Solidarity, meanwhile, had become a new instrument of repression, espionage, and more, he explained, noting that its representatives were even policing speech. “The joke in Poland is that the communists organized the opposition at gun point,” Losiak wrote. Similar absurdities occurred in many other “former” Soviet nations, he continued, with the exception of Romania, where an apparently uncontrolled public uprising resulted in communist dictator Nicolae Ceaucescu and his wife being executed by firing squad for their reign of mass-murder and savage terror.
Of course, as in the United States or any other country, the reality of political developments is not always what is presented to the public in establishment-controlled media outlets. And in Poland, which was betrayed by the globalist U.S. establishment after World War II and handed over to suffer under generations of communist slavery, that holds true as well. Among other concerns, consider that ruling Law and Justice, like Poland’s other dominant party, Civic Platform, both have their roots in Walesa’s Solidarity, which is still broadly credited with having brought down communist tyranny in Poland in 1989.

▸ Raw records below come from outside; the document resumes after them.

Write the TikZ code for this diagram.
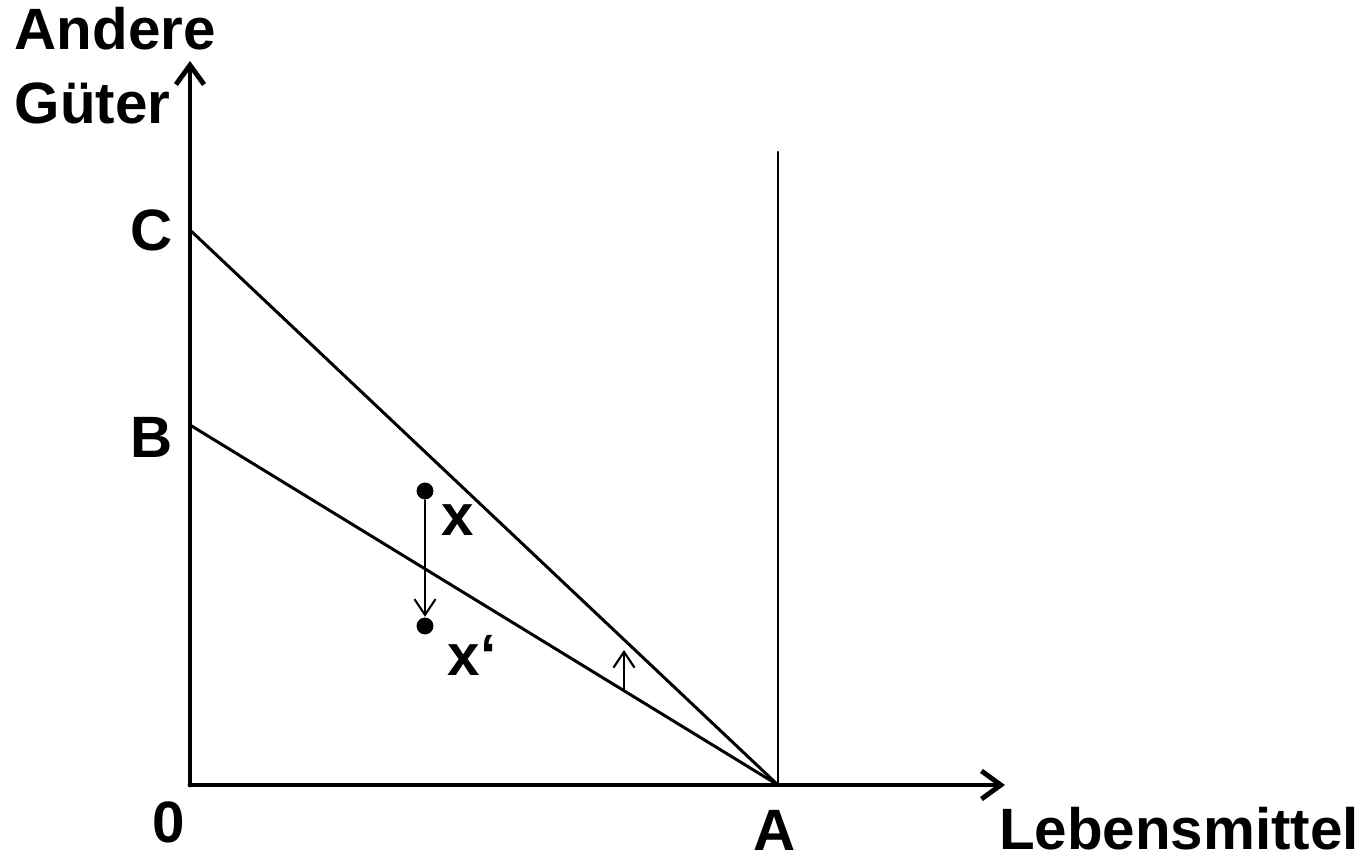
\documentclass[tikz,border=0pt]{standalone}
\usepackage{fontspec}
\setmainfont{Liberation Sans}
\usetikzlibrary{arrows.meta,positioning}
\definecolor{inkblack}{HTML}{000000}

\tikzset{
  lbl/.style={font=\fontsize{16.6}{21}\selectfont\bfseries, inner sep=0pt},
  axisline/.style={inkblack, line width=1.4pt, -{Straight Barb[length=5.5pt,width=8pt,line width=1.4pt]}},
  budget/.style={inkblack, line width=0.85pt},
  moveline/.style={inkblack, line width=0.6pt, -{Straight Barb[length=4.5pt,width=6pt]}},
  dot/.style={circle, fill=inkblack, inner sep=0pt, minimum size=4.8pt}
}

\begin{document}
\begin{tikzpicture}[line cap=round]
  \useasboundingbox (0,0) rectangle (13.64,8.57);

  \coordinate (O) at (1.90,0.72);
  \coordinate (ytop) at (1.90,7.96);
  \coordinate (xend) at (10.05,0.72);
  \coordinate (C) at (1.90,6.27);
  \coordinate (B) at (1.90,4.32);
  \coordinate (A) at (7.78,0.72);
  \coordinate (Atop) at (7.78,7.05);
  \coordinate (lowlo) at (6.24,1.67);
  \coordinate (lowhi) at (6.24,2.07);

  % axes
  \draw[axisline] (O) -- (ytop);
  \draw[axisline] (O) -- (xend);

  % budget lines
  \draw[budget] (C) -- (A);
  \draw[budget] (B) -- (A);
  \draw[inkblack, line width=0.6pt] (A) -- (Atop);

  % points
  \node[dot] (px) at (4.25,3.66) {};
  \node[dot] (pxp) at (4.25,2.31) {};
  \draw[moveline] (px) -- (pxp.north);
  \draw[moveline] (lowlo) -- (lowhi);

  \node[lbl, align=left, anchor=north west] (yname) at (0.14,8.50) {Andere\\Güter};
  \node[lbl] (lC) at (1.52,6.27) {C};
  \node[lbl] (lB) at (1.52,4.20) {B};
  \node[lbl] (l0) at (1.69,0.35) {0};
  \node[lbl] (lA) at (7.75,0.27) {A};
  \node[lbl] (xname) at (11.79,0.28) {Lebensmittel};
  \node[lbl] (lx) at (4.58,3.37) {x};
  \node[lbl] (lxp) at (4.72,2.02) {x‘};
\end{tikzpicture}
\end{document}
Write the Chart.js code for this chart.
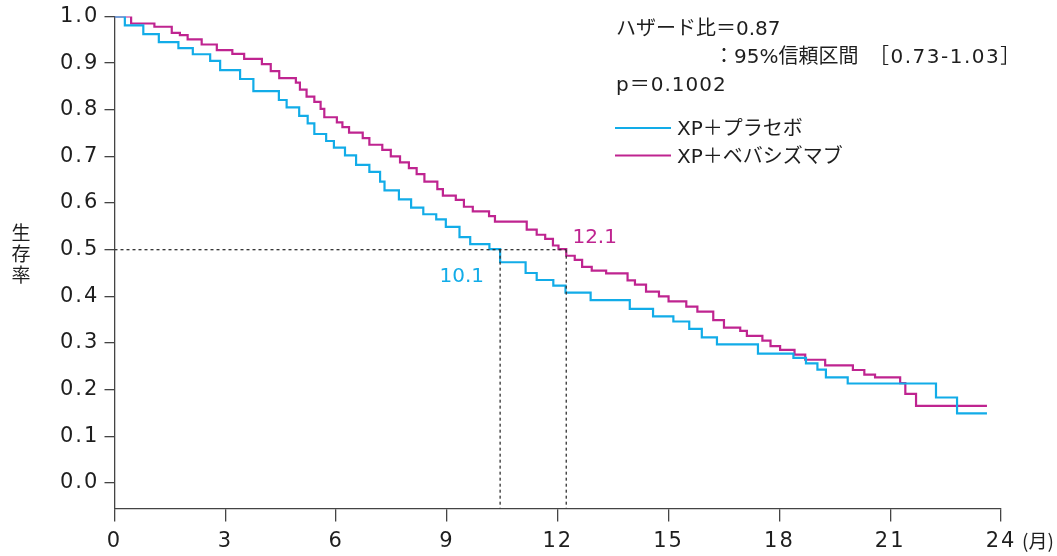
<!DOCTYPE html>
<html lang="ja">
<head>
<meta charset="utf-8">
<title>生存率</title>
<script src="https://cdn.jsdelivr.net/npm/chart.js"></script>
<style>
  body { margin: 0; background: #fff; }
  #grafico { display: block; }
</style>
</head>
<body>
<canvas id="grafico" width="1057" height="556"></canvas>
<script>
// ticks
const xTicks = [0, 3, 6, 9, 12, 15, 18, 21, 24];
const yTicks = [0.0, 0.1, 0.2, 0.3, 0.4, 0.5, 0.6, 0.7, 0.8, 0.9, 1.0];

// XP+プラセボ (月, 生存率)
const placeboTime = [0, 0.28, 0.78, 1.20, 1.73, 2.12, 2.59, 2.86, 3.40, 3.76, 4.45,
  4.66, 5.00, 5.23, 5.41, 5.73, 5.94, 6.24, 6.54, 6.90, 7.19,
  7.31, 7.70, 8.03, 8.36, 8.71, 8.97, 9.34, 9.63, 10.15, 10.44,
  11.13, 11.43, 11.88, 12.21, 12.89, 13.95, 14.58, 15.13, 15.56, 15.90,
  16.31, 17.42, 18.38, 18.72, 19.03, 19.26, 19.85, 22.24, 22.81, 23.62];
const placeboSurv = [1.0, 0.981, 0.962, 0.945, 0.932, 0.919, 0.905, 0.885, 0.866, 0.840, 0.821,
  0.805, 0.787, 0.771, 0.748, 0.733, 0.719, 0.702, 0.682, 0.667, 0.646,
  0.627, 0.608, 0.590, 0.576, 0.565, 0.549, 0.527, 0.512, 0.501, 0.473,
  0.450, 0.435, 0.423, 0.408, 0.392, 0.373, 0.357, 0.346, 0.330, 0.312,
  0.297, 0.277, 0.268, 0.256, 0.243, 0.226, 0.213, 0.183, 0.149, 0.149];

// XP+ベバシズマブ
const bevTime = [0, 0.45, 1.08, 1.55, 1.77, 1.98, 2.36, 2.77, 3.19, 3.51, 3.99,
  4.23, 4.46, 4.91, 5.02, 5.20, 5.41, 5.58, 5.68, 6.02, 6.17,
  6.35, 6.72, 6.90, 7.25, 7.48, 7.73, 7.97, 8.18, 8.39, 8.74,
  8.89, 9.24, 9.46, 9.70, 10.14, 10.30, 11.16, 11.43, 11.66, 11.87,
  12.02, 12.23, 12.46, 12.66, 12.92, 13.31, 13.89, 14.09, 14.39, 14.74,
  15.00, 15.48, 15.78, 16.21, 16.50, 16.94, 17.12, 17.54, 17.76, 18.02,
  18.41, 18.70, 19.24, 19.99, 20.30, 20.59, 21.27, 21.41, 21.70, 23.62];
const bevSurv = [1.0, 0.985, 0.978, 0.965, 0.960, 0.951, 0.940, 0.928, 0.920, 0.909, 0.898,
  0.883, 0.868, 0.858, 0.843, 0.828, 0.817, 0.802, 0.784, 0.773, 0.763,
  0.751, 0.739, 0.725, 0.714, 0.700, 0.687, 0.675, 0.662, 0.646, 0.630,
  0.616, 0.607, 0.592, 0.582, 0.572, 0.560, 0.543, 0.532, 0.523, 0.509,
  0.501, 0.487, 0.478, 0.463, 0.455, 0.449, 0.434, 0.425, 0.410, 0.400,
  0.389, 0.378, 0.367, 0.349, 0.333, 0.326, 0.315, 0.305, 0.293, 0.285,
  0.275, 0.264, 0.252, 0.242, 0.232, 0.226, 0.214, 0.191, 0.165, 0.165];

// 中央値
const medianPlacebo = 10.44;
const medianBev = 12.23;
const medianLabels = ['10.1', '12.1'];

const azul = '#12ace8';
const magenta = '#bf2490';
const tinta = '#1e1e1e';
const yMin = -0.055;

function pontos(ts, ss) {
  return ts.map((t, i) => ({ x: t, y: ss[i] }));
}

function tracejado(dados) {
  return {
    data: dados,
    borderColor: '#333',
    borderWidth: 1.3,
    borderDash: [3, 3],
    pointRadius: 0,
    fill: false,
    legenda: false
  };
}

// espaçamento das letras dos ticks (fonte original é mais larga)
const espacoPlugin = {
  id: 'espaco',
  beforeDraw(chart) { chart.ctx.letterSpacing = '2px'; },
  afterDraw(chart) { chart.ctx.letterSpacing = '0px'; }
};

const textosPlugin = {
  id: 'textos',
  afterDraw(chart) {
    const ctx = chart.ctx;
    const sx = chart.scales.x, sy = chart.scales.y;
    ctx.save();
    ctx.letterSpacing = '0px';
    ctx.fillStyle = tinta;
    ctx.textBaseline = 'alphabetic';
    ctx.font = '20px "DejaVu Sans", "Noto Sans CJK JP", sans-serif';
    ctx.fillText('ハザード比＝0.87', 616, 35);
    ctx.fillText('：95%信頼区間', 714, 63);
    ctx.letterSpacing = '1.5px';
    ctx.fillText('［0.73-1.03］', 869, 63);
    ctx.letterSpacing = '1px';
    ctx.fillText('p＝0.1002', 616, 91);
    ctx.letterSpacing = '0px';

    // legenda
    let ly = 128;
    chart.data.datasets.filter(d => d.legenda).forEach(d => {
      ctx.strokeStyle = d.borderColor;
      ctx.lineWidth = 2;
      ctx.beginPath();
      ctx.moveTo(615, ly);
      ctx.lineTo(671, ly);
      ctx.stroke();
      ctx.fillStyle = tinta;
      ctx.fillText(d.label, 677, ly + 7);
      ly += 27.5;
    });

    // medianas
    ctx.textAlign = 'center';
    ctx.fillStyle = azul;
    ctx.fillText(medianLabels[0], sx.getPixelForValue(9.4), sy.getPixelForValue(0.43));
    ctx.fillStyle = magenta;
    ctx.fillText(medianLabels[1], sx.getPixelForValue(13.0), sy.getPixelForValue(0.515));

    // eixo y titulo
    ctx.fillStyle = tinta;
    ctx.font = '19px "Noto Sans CJK JP", sans-serif';
    ctx.textBaseline = 'middle';
    ['生', '存', '率'].forEach((c, i) => ctx.fillText(c, 21, 233 + i * 21));

    ctx.textAlign = 'left';
    ctx.textBaseline = 'alphabetic';
    ctx.fillText('(月)', 1022, 548);
    ctx.restore();
  }
};

document.addEventListener('DOMContentLoaded', () => {
  Chart.defaults.font.family = '"DejaVu Sans", "Noto Sans CJK JP", sans-serif';
  Chart.defaults.font.size = 21;
  Chart.defaults.color = tinta;

  const ctx = document.getElementById('grafico').getContext('2d');
  new Chart(ctx, {
    type: 'line',
    data: {
      datasets: [
        tracejado([{ x: 0, y: 0.5 }, { x: medianBev, y: 0.5 }]),
        tracejado([{ x: medianPlacebo, y: 0.5 }, { x: medianPlacebo, y: yMin }]),
        tracejado([{ x: medianBev, y: 0.5 }, { x: medianBev, y: yMin }]),
        {
          label: 'XP＋プラセボ',
          data: pontos(placeboTime, placeboSurv),
          borderColor: azul,
          borderWidth: 2.2,
          stepped: true,
          pointRadius: 0,
          fill: false,
          legenda: true
        },
        {
          label: 'XP＋ベバシズマブ',
          data: pontos(bevTime, bevSurv),
          borderColor: magenta,
          borderWidth: 2.2,
          stepped: true,
          pointRadius: 0,
          fill: false,
          legenda: true
        }
      ]
    },
    options: {
      responsive: false,
      animation: false,
      devicePixelRatio: 1,
      layout: { padding: { left: 60, right: 56, top: 16.5, bottom: 0 } },
      plugins: {
        legend: { display: false },
        tooltip: { enabled: false }
      },
      scales: {
        x: {
          type: 'linear',
          min: 0,
          max: 24,
          afterFit: s => { s.height = 47.5; },
          afterBuildTicks: s => { s.ticks = xTicks.map(v => ({ value: v })); },
          grid: { drawOnChartArea: false, drawTicks: true, tickLength: 13, color: '#444', lineWidth: 1.3 },
          border: { display: true, color: '#444', width: 1.3 },
          ticks: { padding: 7, maxRotation: 0, callback: v => String(v) }
        },
        y: {
          type: 'linear',
          min: yMin,
          max: 1.0,
          afterFit: s => { s.width = 54.5; },
          afterBuildTicks: s => { s.ticks = yTicks.map(v => ({ value: v })); },
          grid: { drawOnChartArea: false, drawTicks: true, tickLength: 10, color: '#444', lineWidth: 1.3 },
          border: { display: true, color: '#444', width: 1.3 },
          ticks: { crossAlign: 'far', callback: v => v.toFixed(1) }
        }
      }
    },
    plugins: [espacoPlugin, textosPlugin]
  });
});
</script>
</body>
</html>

But not everybody was convinced by the narrative even before the most recent release of documents — and for good reason. One prominent voice that has cast doubt on the prevailing view of Solidarity as anti-communist savior is Soviet KGB defector Anatoliy Golitsyn, who worked in communist disinformation and deception operations. After defecting to the West, Golitsyn warned of a long-range strategy being pursued by the international communist conspiracy involving supposed “liberalization” in Eastern Europe and apparent collapse of the Soviet Union. Arguably the most important defector ever, virtually all of his predictions have come to pass, according to experts who have analyzed the issue.
In his 1984 book New Lies for Old, Golitsyn argued that the partial communist “suppression” of Solidarity in the early 1980s was in fact part of the deception — an effort to dupe the West into believing that the alliance represented genuine opposition. Eventually, according to Golitsyn, “it may be expected that a coalition government will be formed, comprising representatives of the communist, of a revived Solidarity movement, and of the church,” he wrote. “A few so-called liberals might also be included.” On the creation of a coalition government with those components, Golitsyn’s prediction proved exactly correct.
Later developments also seem to have vindicated much of Golitsyn’s warnings. In 1989, for example, Solidarity leader Walesa offered alarming comments in an interview with Soviet publication New Times. “Let power remain in the hands of the Communists,” he was quoted as saying, “but let it be different. Let it serve the people better, respect the law and be accountable to society. We are prepared to cooperate constructively with such authorities.” More recently, former Soviet dictator Mikhail Gorbachev, speaking in London in 2001, approvingly referred to the EU, of which numerous “former” Soviet nations are members, as the “new European Soviet.”
And indeed, numerous Soviet-era communist criminals and murderers, who were never punished after the ostensible collapse of communism, are firmly embedded all throughout the EU’s architecture to this day. More than a few critics of the EU have pointed out that fact in highly public comments. It is true, though, that the current leadership of Poland includes a number of Polish anti-communist heroes whose commitment to keeping tyranny and terror at bay is not and has not been brought into question.
The Poles have been betrayed, oppressed, and stabbed in the back on numerous occasions in their rocky history. Indeed, essential to understanding what has happened in Poland is the history of how it was betrayed by the Western establishment and deliberately sold into slavery. This horrifying tale of betrayal, involving the highest echelons of power in the United States, including globalists at the Council on Foreign Relations, was recounted by the U.S. Ambassador to Poland at the time, Arthur Bliss Lane, in his must-read book I Saw Poland Betrayed. Once the true nature of the threat that Poles and all of humanity are dealing with is properly understood, the battle will be practically won.